Bulgaria’s President: Aim is to hold parliamentary elections on first possible date after Easter

Bulgarian head of state President Iliyana Yotova said on February 4 that she would do everything possible to schedule the country’s early parliamentary elections on the first possible date after the Easter holidays.

In 2026, Bulgaria’s Orthodox Easter holidays are from April 10 to 13.

Yotova made the statement during her consultations with three parliamentary groups – the Movement for Rights and Freedoms – New Beginning, the Bulgarian Socialist Party – United Left, and ITN – as part of a process ahead of designating a caretaker Prime Minister.

She continued to insist, as she did on the February 3 first day of consultations, that the presidential institution “is not responsible for the caretaker Cabinet, the responsibility lies with the National Assembly”.
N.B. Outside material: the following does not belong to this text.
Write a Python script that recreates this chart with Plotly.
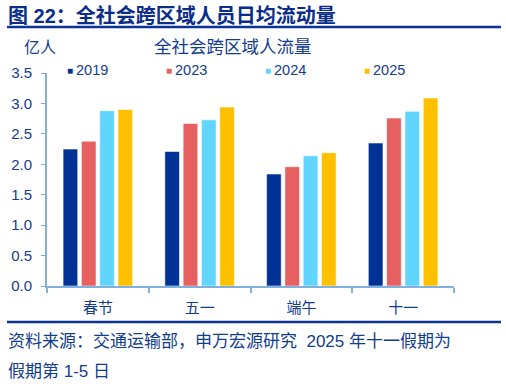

“Everyone recognises the bankruptcy of the recent changes to the constitution, which led to the deprivation of the presidential institution from a choice in the formation of a caretaker cabinet,” Yotova said.

Of the 10 office-bearers eligible to be appointed caretaker Prime Minister, five have said that they would agree.

Yotova said that she had “no real say” in the selection, because of the 2023 amendments to the constitution: “This is not my choice and I cannot bear political responsibility”.

She said that she would abide by the constitution and will assign a mandate to form a caretaker government to one of the candidates who had agreed.

The main goal of the caretaker government is to organise the upcoming elections well, Yotova said.

It was precisely the conduct of a fair vote and a legal and just state that the hundreds of thousands of people at the protests in December last year demanded, she said.

“The country faces very complex months ahead, in which important decisions must be made and urgent actions must be taken,” Yotova said.

According to Yotova, the main problem was the “price shock”, which necessitated the need for urgent measures to support the most vulnerable Bulgarian citizens (as The Sofia Globe reported, the National Statistical Institute’s flash estimate of annual inflation in January 2026 – the month in which the country adopted the euro – was 3.6 per cent, down from five per cent in December 2025, and lower than the 3.7 per cent annual inflation in January 2025).

“My hope is that with a stable majority in the next Parliament, these amendments to the constitution will be reconsidered, so that we appear serious as institutions not only to our European partners, but also to Bulgarian citizens,” Yotova said.

The date for the early parliamentary elections depends on the signing of the decree appointing a caretaker government, and they must be held within two months of the interim administration taking office.